Learning control for transmission and navigation with a mobile robot under unknown communication rates
Introduction
This paper considers problems in which a mobile robot must transmit a data file (or equivalently, empty a data buffer) over a wireless network, with transmission rates that depend on the robot position and may be affected by noise. The objective is to move in such a way that the buffer is emptied in minimum time. Two versions will be considered: one in which there is no desired end position for the robot, which is called the transmission problem and abbreviated as PT; and a second version in which the trajectory must end at a given goal position, called navigation-and-transmission problem (PN). Such problems appear e.g. when a UAV autonomously collects survey data (video, photographic, etc.) which it must then deliver over an ad-hoc network, possibly while navigating to the next mission waypoint.
The key challenge is that the rate function is usually unknown to the robot, e.g. because depends on unknown propagation environment effects like path loss, shadowing, and fast fading. For both PT and PN, algorithms are proposed that (i) learn approximations of the rate function from values sampled so far along the trajectory and (ii) at each step, apply optimal control with the current approximation to choose robot actions. In PT, (i) is done with supervised, local linear regression (Moore & Atkeson, 1993) and (ii) with a local version of dynamic programming (Bertsekas, 2012), for arbitrarily-shaped rate functions that are assumed deterministic for the design. The PT method includes a simple obstacle avoidance procedure. In PN, component (i) uses active learning (Settles, 2009) and (ii) is a time-optimal control design from Lohéac, S. Varma, and Morarescu (2019). In the latter case, the rate function is learned via the signal-to-noise ratio, which is affected by random fluctuations and is taken to have a radially-symmetric expression with unknown parameters.
A common idea in both the PT and PN approaches is to focus the learning method on the unknown element of the problem: the rate function, while exploiting the known motion dynamics of the robot in order to achieve the required fast, single-trajectory learning. Both approaches are validated in extensive simulations for a robot with nonlinear, unicycle-like motion dynamics and where the rate functions are given by single or multiple antennas with a path-loss form. Moreover, a real indoor experiment is provided that illustrates PT with a single router and a Parrot AR.Drone 2.

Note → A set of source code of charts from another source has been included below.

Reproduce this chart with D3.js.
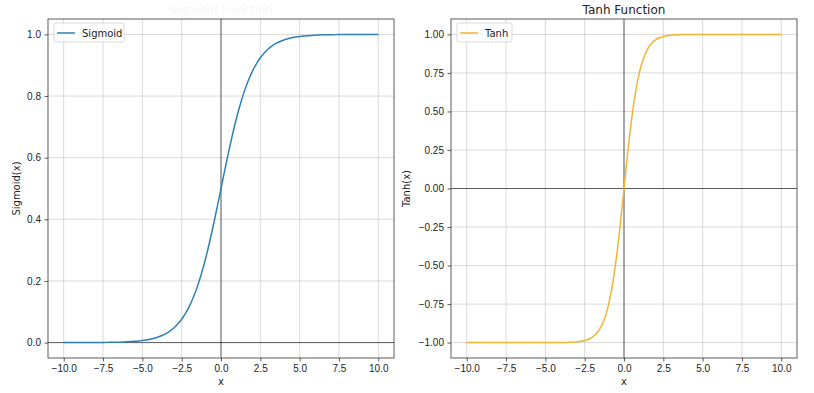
<!DOCTYPE html>
<html>
<head>
<meta charset="utf-8">
<script src="https://cdn.jsdelivr.net/npm/d3@7"></script>
<style>
  body { margin: 0; background: #fff; }
  svg { display: block; font-family: "DejaVu Sans", sans-serif; }
  .tick text { font-size: 10px; fill: #222; }
  .tick line { stroke: #333; stroke-width: 0.8; }
</style>
</head>
<body>
<div id="viz"></div>
<script>
// sample points along x
const xs = [
  -10, -9.75, -9.5, -9.25, -9, -8.75, -8.5, -8.25, -8, -7.75, -7.5, -7.25, -7, -6.75, -6.5, -6.25,
  -6, -5.75, -5.5, -5.25, -5, -4.75, -4.5, -4.25, -4, -3.75, -3.5, -3.25, -3, -2.75, -2.5, -2.25,
  -2, -1.75, -1.5, -1.25, -1, -0.75, -0.5, -0.25,
  0,
  0.25, 0.5, 0.75, 1, 1.25, 1.5, 1.75, 2, 2.25, 2.5, 2.75, 3, 3.25, 3.5, 3.75, 4, 4.25, 4.5, 4.75,
  5, 5.25, 5.5, 5.75, 6, 6.25, 6.5, 6.75, 7, 7.25, 7.5, 7.75, 8, 8.25, 8.5, 8.75, 9, 9.25, 9.5, 9.75, 10];

const sigmoidVals = [
  0.0000, 0.0001, 0.0001, 0.0001, 0.0001, 0.0002, 0.0002, 0.0003, 0.0003, 0.0004, 0.0006, 0.0007, 0.0009, 0.0012, 0.0015, 0.0019,
  0.0025, 0.0032, 0.0041, 0.0052, 0.0067, 0.0086, 0.0110, 0.0140, 0.0180, 0.0230, 0.0293, 0.0373, 0.0474, 0.0601, 0.0759, 0.0953,
  0.1192, 0.1480, 0.1824, 0.2227, 0.2689, 0.3208, 0.3775, 0.4378,
  0.5000,
  0.5622, 0.6225, 0.6792, 0.7311, 0.7773, 0.8176, 0.8520, 0.8808, 0.9047, 0.9241, 0.9399, 0.9526, 0.9627, 0.9707, 0.9770, 0.9820, 0.9860, 0.9890, 0.9914,
  0.9933, 0.9948, 0.9959, 0.9968, 0.9975, 0.9981, 0.9985, 0.9988, 0.9991, 0.9993, 0.9994, 0.9996, 0.9997, 0.9997, 0.9998, 0.9998, 0.9999, 0.9999, 0.9999, 0.9999, 1.0000];

const tanhVals = [
  -1.0000, -1.0000, -1.0000, -1.0000, -1.0000, -1.0000, -1.0000, -1.0000, -1.0000, -1.0000, -1.0000, -1.0000, -1.0000, -1.0000, -1.0000, -1.0000,
  -1.0000, -1.0000, -1.0000, -1.0000, -0.9999, -0.9999, -0.9998, -0.9996, -0.9993, -0.9989, -0.9982, -0.9970, -0.9951, -0.9919, -0.9866, -0.9780,
  -0.9640, -0.9414, -0.9051, -0.8483, -0.7616, -0.6351, -0.4621, -0.2449,
  0.0000,
  0.2449, 0.4621, 0.6351, 0.7616, 0.8483, 0.9051, 0.9414, 0.9640, 0.9780, 0.9866, 0.9919, 0.9951, 0.9970, 0.9982, 0.9989, 0.9993, 0.9996, 0.9998, 0.9999,
  0.9999, 1.0000, 1.0000, 1.0000, 1.0000, 1.0000, 1.0000, 1.0000, 1.0000, 1.0000, 1.0000, 1.0000, 1.0000, 1.0000, 1.0000, 1.0000, 1.0000, 1.0000, 1.0000, 1.0000, 1.0000];

const xTicks = [-10, -7.5, -5, -2.5, 0, 2.5, 5, 7.5, 10];
const sigTicks = [0, 0.2, 0.4, 0.6, 0.8, 1.0];
const tanhTicks = [-1, -0.75, -0.5, -0.25, 0, 0.25, 0.5, 0.75, 1];

const width = 814, height = 393;
const svg = d3.select('#viz').append('svg')
  .attr('width', width).attr('height', height)
  .attr('role', 'img')
  .attr('aria-label', 'Sigmoid and tanh activation functions');

function panel(opts) {
  const { left, right, top, bottom, yDomain, ticks, fmt, vals, color, name, ylabel, title, titleColor } = opts;
  const x = d3.scaleLinear().domain([-11, 11]).range([left, right]);
  const y = d3.scaleLinear().domain(yDomain).range([bottom, top]);
  const g = svg.append('g');

  // grid
  g.append('g').selectAll('line').data(xTicks).join('line')
    .attr('x1', d => x(d)).attr('x2', d => x(d)).attr('y1', top).attr('y2', bottom)
    .attr('stroke', '#b0b0b0').attr('stroke-opacity', 0.6).attr('stroke-width', 0.8);
  g.append('g').selectAll('line').data(ticks).join('line')
    .attr('y1', d => y(d)).attr('y2', d => y(d)).attr('x1', left).attr('x2', right)
    .attr('stroke', '#b0b0b0').attr('stroke-opacity', 0.6).attr('stroke-width', 0.8);

  // zero lines
  g.append('line').attr('x1', left).attr('x2', right).attr('y1', y(0)).attr('y2', y(0))
    .attr('stroke', '#000').attr('stroke-opacity', 0.65).attr('stroke-width', 0.9);
  g.append('line').attr('x1', x(0)).attr('x2', x(0)).attr('y1', top).attr('y2', bottom)
    .attr('stroke', '#000').attr('stroke-opacity', 0.65).attr('stroke-width', 0.9);

  // curve
  const line = d3.line().x((d, i) => x(xs[i])).y(d => y(d)).curve(d3.curveMonotoneX);
  g.append('path').datum(vals).attr('d', line)
    .attr('fill', 'none').attr('stroke', color).attr('stroke-width', 1.5);

  // axes
  g.append('g').attr('transform', `translate(0,${bottom})`)
    .call(d3.axisBottom(x).tickValues(xTicks).tickFormat(d3.format('.1f')).tickSize(3.5).tickPadding(3.5).tickSizeOuter(0))
    .call(a => a.select('.domain').remove());
  g.append('g').attr('transform', `translate(${left},0)`)
    .call(d3.axisLeft(y).tickValues(ticks).tickFormat(d3.format(fmt)).tickSize(3.5).tickPadding(3.5).tickSizeOuter(0))
    .call(a => a.select('.domain').remove());

  // frame
  g.append('rect').attr('x', left).attr('y', top).attr('width', right - left).attr('height', bottom - top)
    .attr('fill', 'none').attr('stroke', '#333').attr('stroke-width', 0.8);

  // labels
  g.append('text').attr('x', (left + right) / 2).attr('y', bottom + 27)
    .attr('text-anchor', 'middle').attr('font-size', 10).attr('fill', '#222').text('x');
  g.append('text').attr('transform', `translate(${opts.ylabelX},${(top + bottom) / 2}) rotate(-90)`)
    .attr('text-anchor', 'middle').attr('font-size', 10).attr('fill', '#222').text(ylabel);
  g.append('text').attr('x', (left + right) / 2).attr('y', top - 5)
    .attr('text-anchor', 'middle').attr('font-size', 12).attr('fill', titleColor).text(title);

  // legend
  const lw = opts.legendW;
  g.append('rect').attr('x', left + 6).attr('y', top + 4).attr('width', lw).attr('height', 19).attr('rx', 2)
    .attr('fill', '#fff').attr('fill-opacity', 0.8).attr('stroke', '#d0d0d0').attr('stroke-width', 0.8);
  g.append('line').attr('x1', left + 9).attr('x2', left + 27).attr('y1', top + 14).attr('y2', top + 14)
    .attr('stroke', color).attr('stroke-width', 1.5);
  g.append('text').attr('x', left + 34).attr('y', top + 17.5)
    .attr('font-size', 10).attr('fill', '#222').text(name);
}

panel({ left: 48, right: 394, top: 19, bottom: 358, yDomain: [-0.05, 1.05], ticks: sigTicks, fmt: '.1f',
  vals: sigmoidVals, color: '#2f80b5', name: 'Sigmoid', ylabel: 'Sigmoid(x)', ylabelX: 20,
  title: 'Sigmoid Function', titleColor: '#f6f6f6', legendW: 70 });

panel({ left: 451, right: 797, top: 19, bottom: 358, yDomain: [-1.1, 1.1], ticks: tanhTicks, fmt: '.2f',
  vals: tanhVals, color: '#f2b434', name: 'Tanh', ylabel: 'Tanh(x)', ylabelX: 410,
  title: 'Tanh Function', titleColor: '#222', legendW: 55 });
</script>
</body>
</html>
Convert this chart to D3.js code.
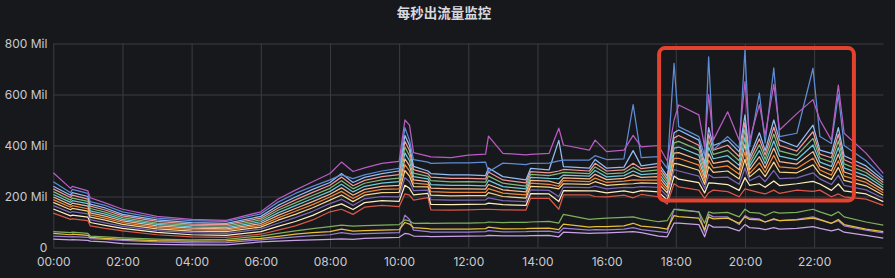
<!DOCTYPE html>
<html>
<head>
<meta charset="utf-8">
<script src="https://cdn.jsdelivr.net/npm/d3@7"></script>
<style>
  html, body { margin: 0; padding: 0; background: #17181b; }
  svg { display: block; font-family: Inter, "Noto Sans", "Noto Sans CJK SC", sans-serif; }
</style>
</head>
<body>
<div id="chart"></div>
<script>
const title = "每秒出流量监控";

const times = ["00:00","00:30","00:33","01:00","01:04","01:30","02:00","03:00","04:00","05:00",
  "06:00","06:30","07:00","07:30","08:00","08:20","08:40","09:00","09:30","10:00",
  "10:10","10:18","10:25","10:50","10:55","11:30","12:00","12:30","12:35","13:00","13:40",
  "13:48","14:20","14:37","14:45","15:30","15:40","16:00","16:30","16:46","17:00",
  "17:30","17:45","17:57","18:05","18:40","18:50","18:57","19:05","19:30","19:50",
  "20:00","20:08","20:25","20:35","20:50","21:00","21:30","21:58","22:10","22:30",
  "22:42","22:52","23:30","24:00"];

const xTicks = ["00:00","02:00","04:00","06:00","08:00","10:00","12:00","14:00","16:00","18:00","20:00","22:00"];
const yTicks = [0, 200, 400, 600, 800];

// values in Mil (millions per second)
const magenta = [293,232,240,222,195,175,150,122,110,106,140,190,225,258,290,335,298,312,330,338,500,480,372,358,355,352,362,366,437,369,363,365,369,468,402,382,421,376,382,440,395,400,340,500,559,520,395,600,421,532,421,650,421,560,440,640,461,525,580,500,421,637,448,370,291];
const blue = [258,215,228,212,180,165,140,115,105,102,132,178,212,240,265,285,270,285,300,310,470,420,345,335,330,332,332,335,297,331,325,330,331,340,343,343,360,345,348,560,352,356,310,722,474,435,360,748,382,435,390,775,395,605,410,704,435,448,703,435,408,600,400,340,275];
const bandTop = [240,205,215,200,170,155,130,108,98,95,122,165,198,228,255,290,255,275,290,300,440,400,318,300,290,285,285,282,312,278,265,310,304,420,317,311,345,311,315,380,320,330,280,450,461,421,330,470,400,421,375,520,356,450,380,500,421,395,480,382,369,470,360,320,265];
const pink = [230,196,205,190,162,147,124,102,92,90,115,155,187,216,244,276,242,263,278,286,417,380,305,290,276,271,271,269,296,265,253,298,293,300,306,300,330,300,304,330,309,317,269,430,439,401,316,444,382,401,357,491,343,426,363,472,400,378,454,366,352,444,344,307,255];
const green = [219,186,194,181,153,139,117,96,87,84,108,146,175,204,232,262,230,252,265,272,394,360,292,279,262,257,258,256,280,252,241,287,282,290,295,290,316,289,293,315,298,304,258,410,416,382,303,419,365,381,340,462,330,403,346,445,379,361,428,351,335,418,328,294,245];
const cyan = [208,177,184,172,144,131,110,91,81,78,101,136,164,192,220,248,218,240,252,258,371,340,278,269,247,244,244,242,263,239,230,275,271,270,284,280,302,277,282,300,286,291,247,390,394,362,289,394,348,360,322,433,317,380,329,418,358,344,402,335,318,392,312,281,235];
const peach = [198,167,174,162,136,123,104,85,76,73,94,126,153,180,209,234,205,228,240,244,348,320,265,258,233,230,230,229,247,226,218,263,260,250,273,269,287,266,271,285,275,278,236,370,372,343,275,368,330,340,305,404,304,356,312,390,337,327,376,319,301,366,296,268,225];
const orange = [188,158,164,152,128,115,98,79,70,68,87,116,142,168,198,220,192,216,228,230,325,300,252,248,219,216,216,216,231,213,206,252,248,240,262,258,272,255,260,265,264,264,225,350,350,323,262,342,312,320,287,375,290,332,295,362,316,310,350,304,284,340,280,255,215];
const paleYellow = [177,148,153,143,119,107,91,73,64,62,80,107,130,156,186,206,180,205,215,216,302,280,239,238,205,202,203,203,215,200,194,240,237,230,250,248,258,244,249,250,253,251,214,330,327,303,248,317,295,300,269,346,277,309,278,335,296,293,324,288,267,314,263,242,205];
const violet = [164,137,141,132,109,97,83,66,58,55,72,95,117,142,172,189,165,191,200,199,274,258,223,225,188,186,186,187,195,184,180,226,224,200,237,235,241,230,236,235,239,236,201,306,300,280,231,286,274,276,248,311,262,281,258,302,270,273,293,269,247,283,244,226,193];
const cream = [151,124,127,119,98,87,75,59,50,48,62,83,102,126,157,171,149,176,184,181,244,232,206,212,169,168,169,170,174,168,165,211,210,180,223,222,222,214,222,215,223,218,186,280,268,254,214,253,252,247,224,274,244,250,236,261,243,250,259,249,224,249,222,210,180];
const bandBottom = [135,110,112,105,85,75,65,50,42,40,52,68,85,108,140,150,130,158,165,160,210,205,186,196,148,147,148,150,150,148,147,193,193,150,206,206,200,199,205,195,208,199,170,250,238,225,193,215,225,219,199,230,225,215,210,225,212,225,220,225,199,210,199,190,165];
const lowGreen = [62,58,60,55,45,42,38,33,30,32,45,55,65,74,82,88,84,86,88,90,108,104,95,96,95,96,96,98,100,98,99,100,102,96,130,110,112,115,118,120,112,101,105,150,147,140,95,140,135,138,120,150,138,135,125,140,135,138,150,140,125,140,120,100,88];
const lowYellow = [55,50,52,48,40,36,32,27,25,26,36,44,52,58,62,72,64,66,68,70,98,92,78,74,72,72,72,74,80,73,74,75,76,70,92,80,82,82,85,95,84,78,72,125,121,115,70,120,112,115,95,120,110,108,100,112,105,108,115,108,95,110,90,72,62];
const lowPurple = [45,42,43,40,35,32,28,22,18,19,30,36,42,47,50,58,52,54,56,58,127,110,68,62,60,60,60,62,66,61,62,63,64,58,76,68,70,69,72,78,70,62,58,150,150,140,60,130,120,120,90,125,115,112,100,110,105,110,120,110,95,105,85,68,57];
const lowLavender = [33,30,31,28,25,22,15,12,10,10,22,25,28,30,32,34,32,36,38,40,55,52,45,44,43,44,45,46,48,46,46,47,48,42,60,55,56,57,60,62,58,45,42,96,96,90,42,90,80,80,65,90,78,75,70,78,72,75,82,75,65,72,60,48,37];

// highlighted window (time range and value range, Mil)
const highlight = { from: "17:31", to: "23:09", top: 782, bottom: 184 };

// drawing order: bottom first
const series = [
  { values: lowLavender, color: "#c9a3e6" },
  { values: lowPurple, color: "#9d7fd8" },
  { values: lowYellow, color: "#e8c03c" },
  { values: lowGreen, color: "#7faf5c" },
  { values: bandBottom, color: "#d9584a" },
  { values: cream, color: "#fbefbf" },
  { values: violet, color: "#7b67b5" },
  { values: paleYellow, color: "#f2d48c" },
  { values: orange, color: "#ef8a3c" },
  { values: peach, color: "#f6b893" },
  { values: cyan, color: "#6fc9da" },
  { values: green, color: "#86b873" },
  { values: pink, color: "#f0979a" },
  { values: bandTop, color: "#93bdf5" },
  { values: blue, color: "#5f8cd6" },
  { values: magenta, color: "#b85cc4" },
];

const width = 895, height = 278;
const margin = { top: 43.5, right: 11.7, bottom: 30.5, left: 53.3 };
const hours = (t) => { const [h, m] = t.split(":").map(Number); return h + m / 60; };

const x = d3.scaleLinear().domain([0, 24]).range([margin.left, width - margin.right]);
const y = d3.scaleLinear().domain([0, 800]).range([height - margin.bottom, margin.top]);

const svg = d3.select("#chart").append("svg")
  .attr("width", width)
  .attr("height", height)
  .attr("viewBox", [0, 0, width, height]);

svg.append("rect").attr("width", width).attr("height", height).attr("fill", "#17181b");

svg.append("text")
  .attr("x", 444)
  .attr("y", 17.5)
  .attr("text-anchor", "middle")
  .style("font-family", '"Noto Sans CJK SC", sans-serif')
  .style("font-size", "13.5px")
  .style("font-weight", 700)
  .style("fill", "#d8d9de")
  .text(title);

// y axis + horizontal grid
const yAxis = svg.append("g")
  .attr("transform", `translate(${margin.left},0)`)
  .call(d3.axisLeft(y)
    .tickValues(yTicks)
    .tickSize(-(width - margin.left - margin.right))
    .tickPadding(6)
    .tickFormat((d) => (d === 0 ? "0" : `${d} Mil`)));

// x axis + vertical grid
const xAxis = svg.append("g")
  .attr("transform", `translate(0,${height - margin.bottom})`)
  .call(d3.axisBottom(x)
    .tickValues(xTicks.map(hours))
    .tickSize(-(height - margin.top - margin.bottom))
    .tickPadding(10)
    .tickFormat((d, i) => xTicks[i]));

for (const g of [yAxis, xAxis]) {
  g.select(".domain").remove();
  g.selectAll(".tick line").attr("stroke", "#3b3c41").attr("stroke-width", 1);
  g.selectAll(".tick text")
    .attr("fill", "#c9cad1")
    .style("font-size", "12px")
    .style("font-family", "Inter, 'Noto Sans', sans-serif");
}

const line = d3.line()
  .x((d, i) => x(hours(times[i])))
  .y((d) => y(d));

svg.append("g")
  .attr("fill", "none")
  .attr("stroke-width", 1.25)
  .attr("stroke-linejoin", "round")
  .selectAll("path")
  .data(series)
  .join("path")
  .attr("stroke", (d) => d.color)
  .attr("d", (d) => line(d.values));

svg.append("rect")
  .attr("x", x(hours(highlight.from)))
  .attr("y", y(highlight.top))
  .attr("width", x(hours(highlight.to)) - x(hours(highlight.from)))
  .attr("height", y(highlight.bottom) - y(highlight.top))
  .attr("rx", 6)
  .attr("fill", "none")
  .attr("stroke", "#e2432f")
  .attr("stroke-width", 4);
</script>
</body>
</html>
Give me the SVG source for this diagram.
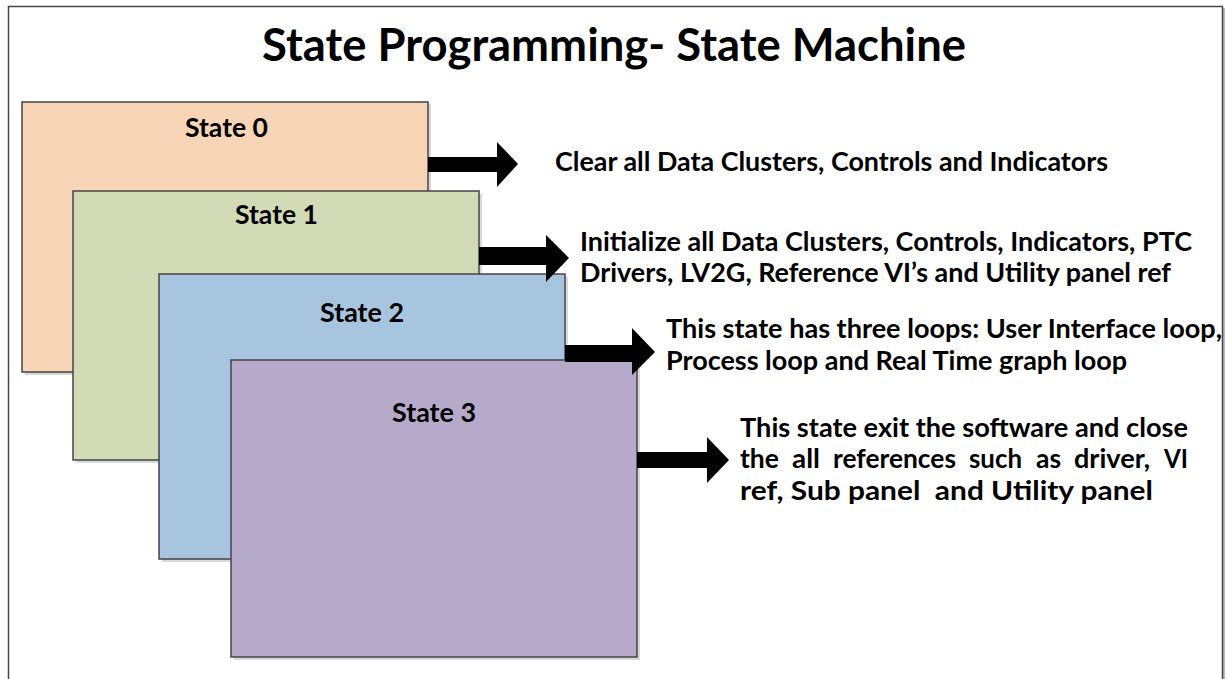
<svg xmlns="http://www.w3.org/2000/svg" width="1227" height="679" viewBox="0 0 1227 679">
<style>
.t{font-family:Lato,"Open Sans","Liberation Sans",Arial,sans-serif;font-weight:bold;fill:#000}
.lbl{font-size:27px}
.desc{font-size:27px}
.box{stroke:#444;stroke-width:1.5}
.sh{fill:#d9d9d9}
.arr{fill:#000}
</style>
<rect x="0" y="0" width="1227" height="679" fill="#fff"/>
<g id="frame">
<rect x="1222" y="8" width="3" height="671" fill="#bbb"/>
<path d="M8.5 690 V6.5 H1222.5 V690" fill="none" stroke="#444" stroke-width="1.5"/>
</g>
<text class="t" x="262" y="61" font-size="45" textLength="704" lengthAdjust="spacingAndGlyphs">State Programming- State Machine</text>
<g id="state0">
<rect class="sh" x="25" y="104" width="406" height="271"/>
<rect class="box" x="22" y="102" width="406" height="270" fill="#F8D5B7"/>
<text class="t lbl" x="185" y="137" textLength="83" lengthAdjust="spacingAndGlyphs">State 0</text>
</g>
<g id="state1">
<rect class="sh" x="76" y="194" width="406" height="269"/>
<rect class="box" x="73" y="191" width="406" height="269" fill="#D3DBB6"/>
<text class="t lbl" x="235" y="224" textLength="83" lengthAdjust="spacingAndGlyphs">State 1</text>
</g>
<g id="state2">
<rect class="sh" x="162" y="277" width="406" height="285"/>
<rect class="box" x="159" y="274" width="406" height="285" fill="#A7C5DE"/>
<text class="t lbl" x="320" y="322" textLength="84" lengthAdjust="spacingAndGlyphs">State 2</text>
</g>
<g id="state3">
<rect class="sh" x="234" y="363" width="406" height="297"/>
<rect class="box" x="231" y="360" width="406" height="297" fill="#B6AACB"/>
<text class="t lbl" x="392" y="422" textLength="84" lengthAdjust="spacingAndGlyphs">State 3</text>
</g>
<g id="connectors">
<polygon class="arr" points="428,157 497,157 497,142 518,164 497,187 497,172 428,172"/>
<polygon class="arr" points="479,247 546,247 546,235 569,258 546,282 546,265 479,265"/>
<polygon class="arr" points="565,345 632,345 632,328 655,352 632,375 632,362 565,362"/>
<polygon class="arr" points="637,452 707,452 707,437 729,460 707,483 707,468 637,468"/>
</g>
<g id="desc0">
<text class="t desc" x="555" y="171" textLength="553" lengthAdjust="spacingAndGlyphs">Clear all Data Clusters, Controls and Indicators</text>
</g>
<g id="desc1">
<text class="t desc" x="580" y="251" textLength="612" lengthAdjust="spacingAndGlyphs">Initialize all Data Clusters, Controls, Indicators, PTC</text>
<text class="t desc" x="580" y="282" textLength="591" lengthAdjust="spacingAndGlyphs">Drivers, LV2G, Reference VI’s and Utility panel ref</text>
</g>
<g id="desc2">
<text class="t desc" x="666" y="338" textLength="556" lengthAdjust="spacingAndGlyphs">This state has three loops: User Interface loop,</text>
<text class="t desc" x="666" y="370" textLength="461" lengthAdjust="spacingAndGlyphs">Process loop and Real Time graph loop</text>
</g>
<g id="desc3">
<text class="t desc" x="740" y="437" textLength="448" lengthAdjust="spacingAndGlyphs">This state exit the software and close</text>
<text class="t desc" x="740" y="468" textLength="39" lengthAdjust="spacingAndGlyphs">the</text>
<text class="t desc" x="792" y="468" textLength="28" lengthAdjust="spacingAndGlyphs">all</text>
<text class="t desc" x="833" y="468" textLength="123" lengthAdjust="spacingAndGlyphs">references</text>
<text class="t desc" x="969" y="468" textLength="53" lengthAdjust="spacingAndGlyphs">such</text>
<text class="t desc" x="1036" y="468" textLength="25" lengthAdjust="spacingAndGlyphs">as</text>
<text class="t desc" x="1074" y="468" textLength="76" lengthAdjust="spacingAndGlyphs">driver,</text>
<text class="t desc" x="1164" y="468" textLength="24" lengthAdjust="spacingAndGlyphs">VI</text>
<text class="t desc" x="740" y="500" textLength="413" lengthAdjust="spacingAndGlyphs" xml:space="preserve" style="white-space:pre">ref, Sub panel  and Utility panel</text>
</g>
</svg>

The problem of optimizing sensing locations to reduce the uncertainty of an unknown map is well-known in machine learning, see e.g. Krause, Singh, and Guestrin (2008) for some fundamental results. This problem is often solved dynamically, to obtain so-called informative path planning, see e.g. Meera, Popovic, Millane, and Siegwart (2019) and Viseras et al. (2016); Popovic et al. (2018) provide a good overview of this field. Closer to the present work, Fink and Kumar (2010) and Penumarthi et al. (2017) learn a radio map with multiple mobile robots. Compared to these works, the methods used in this paper to learn the map are much simpler — basic regression methods, whereas Gaussian processes (Rasmussen & Williams, 2006) are often used in the references above. However, the novelty here is that the robot has control and communication objectives, whereas in most of the works above the objective of the robot is just to learn the map (keeping in mind that learning must typically be done from a small number of samples, which is related but not identical to the time-optimality objectives in the present paper).
On the other hand, a related thread of work in engineering, which does consider joint control and communication objectives, is motion planning under connectivity, communication rate, or quality-of-service constraints (Chatzipanagiotis et al., 2012, Fink et al., 2013, Ghaffarkhah and Mostofi, 2011, Rooker and Birk, 2007). Closer to the present work, when the model of the wireless communication rate is known, some recent works (Gangula et al., 2017, Licea et al., 2016, Lohéac et al., 2019, Ooi and Schindelhauer, 2009) have optimized the trajectory of the robot while ensuring that a buffer is transmitted along the way. The key novelty here with respect to these works is that the rate function is not known in advance by the robot. Instead, it must be learned from samples observed while the robot travels in the environment. In particular, the approach to solve PN incorporates the known-rate method of Lohéac et al. (2019) by applying it iteratively, at each step, for the current learned estimate of the rate function.
Some recent papers (Fink et al., 2012, Licea et al., 2017, Rizzo et al., 2019, Rizzo et al., 2013) explore control of robots with rate functions that are uncertain but still have a known model. For instance, Rizzo et al., 2019, Rizzo et al., 2013 carefully develop rate models for tunnels, and robots then adapt to the parameters of these models. In Yan and Mostofi (2013), the rate function is initially unknown, but the trajectory of the robot is fixed and only the velocity is optimized.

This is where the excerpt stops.